“I just signed into law a bipartisan budget agreement that prevents a first-ever default while reducing the deficit, safeguarding Social Security, Medicare, and Medicaid, and fulfilling our scared obligation to our veterans,” Biden said in a tweet, which was accompanied by a short video of him signing the bill.
“Now, we continue the work of building the strongest economy in the world,” the president added.
Suspending the debt limit through early 2025 takes the threat of default off the table until after next year’s presidential election. In addition to addressing the debt limit, the law caps nondefense spending, expands work requirements for some food stamp recipients and claws back some Covid-19 relief funds, among other policy provisions.
The bipartisan deal to address the debt limit was struck between the White House and House Republicans – the culmination of long days and late nights of contentious negotiations that at times looked like they might break down and fall apart entirely.

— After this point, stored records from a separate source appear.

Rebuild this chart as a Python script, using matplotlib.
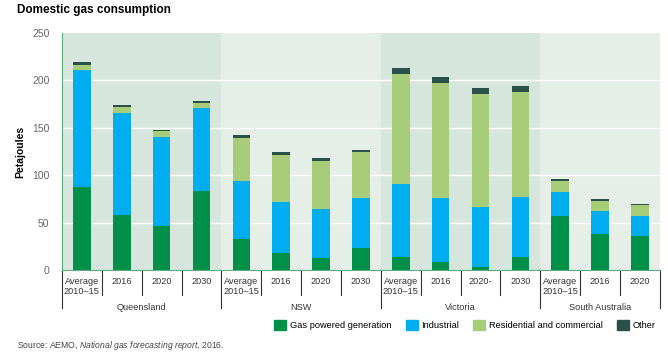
import matplotlib
matplotlib.use("Agg")
import matplotlib.pyplot as plt
import matplotlib.transforms as mtransforms
from matplotlib.patches import Patch

# data (petajoules)
regions = ["Queensland", "NSW", "Victoria", "South Australia"]
periods = [
    ["Average\n2010–15", "2016", "2020", "2030"],
    ["Average\n2010–15", "2016", "2020", "2030"],
    ["Average\n2010–15", "2016", "2020-", "2030"],
    ["Average\n2010–15", "2016", "2020"],
]
gas_gen = [88, 58, 46.5, 83, 33, 17.5, 13, 23.5, 14, 8, 3, 14, 57, 38, 36]
industrial = [123.5, 107.6, 94, 87.5, 60.4, 54, 51.6, 52.5, 76.3, 67.7, 63.3, 62.7, 25, 24.2, 21]
residential = [4.5, 5.9, 5.9, 5.9, 46.2, 49.3, 50, 48, 116, 121.2, 119.1, 110.8, 11.4, 10.4, 11.4]
other = [3.4, 2.1, 1.5, 2.4, 3.1, 3.2, 3.1, 2.7, 6.9, 6.9, 6.3, 6.9, 2.1, 2.1, 1.4]

series = ["Gas powered generation", "Industrial", "Residential and commercial", "Other"]
colors = ["#00904a", "#00aeef", "#a8cd78", "#2b5049"]
band_colors = ["#d6e6dc", "#e6eee8"]

plt.rcParams["font.family"] = ["Liberation Sans", "DejaVu Sans"]
plt.rcParams["mathtext.fontset"] = "custom"
plt.rcParams["mathtext.rm"] = "Liberation Sans"
plt.rcParams["mathtext.it"] = "Liberation Sans:italic"

fig = plt.figure(figsize=(6.68, 3.58), dpi=100)
ax = fig.add_axes([0.0928, 0.2458, 0.895, 0.662])

n = len(gas_gen)
x = list(range(n))

# background bands per region
start = 0
bounds = []
for i, p in enumerate(periods):
    ax.axvspan(start - 0.5, start + len(p) - 0.5, color=band_colors[i % 2], zorder=0, lw=0)
    bounds.append((start, start + len(p)))
    start += len(p)

for yv in [50, 100, 150, 200]:
    ax.axhline(yv, color="white", lw=1, zorder=1)

bottom = [0] * n
for vals, c in zip([gas_gen, industrial, residential, other], colors):
    ax.bar(x, vals, bottom=bottom, width=0.44, color=c, zorder=2)
    bottom = [b + v for b, v in zip(bottom, vals)]

ax.set_xlim(-0.5, n - 0.5)
ax.set_ylim(0, 250)
ax.set_yticks([0, 50, 100, 150, 200, 250])
ax.tick_params(axis="y", length=0, pad=9, labelsize=7.5, labelcolor="#666666")
ax.set_xticks([])
for s in ["top", "right"]:
    ax.spines[s].set_visible(False)
ax.spines["left"].set_color("#5fae7f")
ax.spines["bottom"].set_color("#5fae7f")
ax.set_ylabel("Petajoules", fontsize=7.5, fontweight="bold", labelpad=5)

# category labels and separators below the axis
trans = mtransforms.blended_transform_factory(ax.transData, ax.transAxes)
labels = [lab for p in periods for lab in p]
for i, lab in enumerate(labels):
    ax.text(i, -0.03, lab, transform=trans, ha="center", va="top",
            fontsize=6.6, color="#333333", linespacing=1.15)
group_edges = [b[0] - 0.5 for b in bounds] + [n - 0.5]
for i in range(n + 1):
    xe = i - 0.5
    low = -0.16 if xe in group_edges else -0.105
    ax.plot([xe, xe], [0, low], transform=trans, color="#333333", lw=0.8, clip_on=False)
for (a, b), name in zip(bounds, regions):
    ax.text((a + b - 1) / 2, -0.138, name, transform=trans, ha="center", va="top",
            fontsize=6.6, color="#333333")

fig.text(0.025, 0.972, "Domestic gas consumption", fontsize=8.5, fontweight="bold", va="center")

handles = [Patch(color=c, label=s) for c, s in zip(colors, series)]
fig.legend(handles=handles, loc="center", bbox_to_anchor=(0.696, 0.092), ncol=4,
           frameon=False, fontsize=6.7, handlelength=1.3, handleheight=1.3,
           columnspacing=1.5, handletextpad=0.4)

fig.text(0.025, 0.036, "Source: AEMO, $\\it{National\\ gas\\ forecasting\\ report}$, 2016.",
         fontsize=6.2, color="#444444", va="center")

fig.savefig("out.png", dpi=100)
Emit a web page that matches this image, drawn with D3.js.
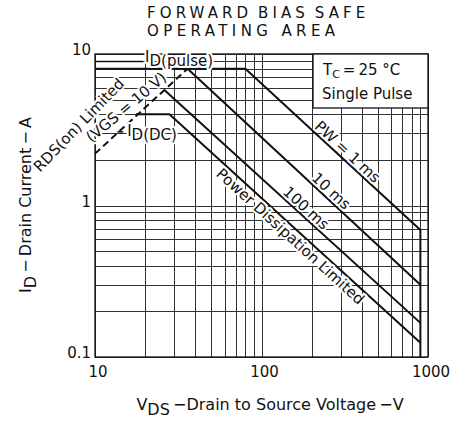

To get the bill over the finish line, lawmakers raced the clock ahead of June 5, the date the Treasury Department had warned it would no longer be able to pay all of the nation’s obligations in full and on time – a scenario that could have triggered global economic catastrophe.
The time frame to pass the bill through Congress was extremely tight with little room for error, putting enormous pressure on leadership in both parties. The House passed the bill on Wednesday and the Senate passed it on Thursday.
Once agreed to, the deal faced backlash from both the far left and the far right, but ultimately won support from a wide array of lawmakers on both sides of the aisle, many of them moderates.
This story has been updated with additional reaction.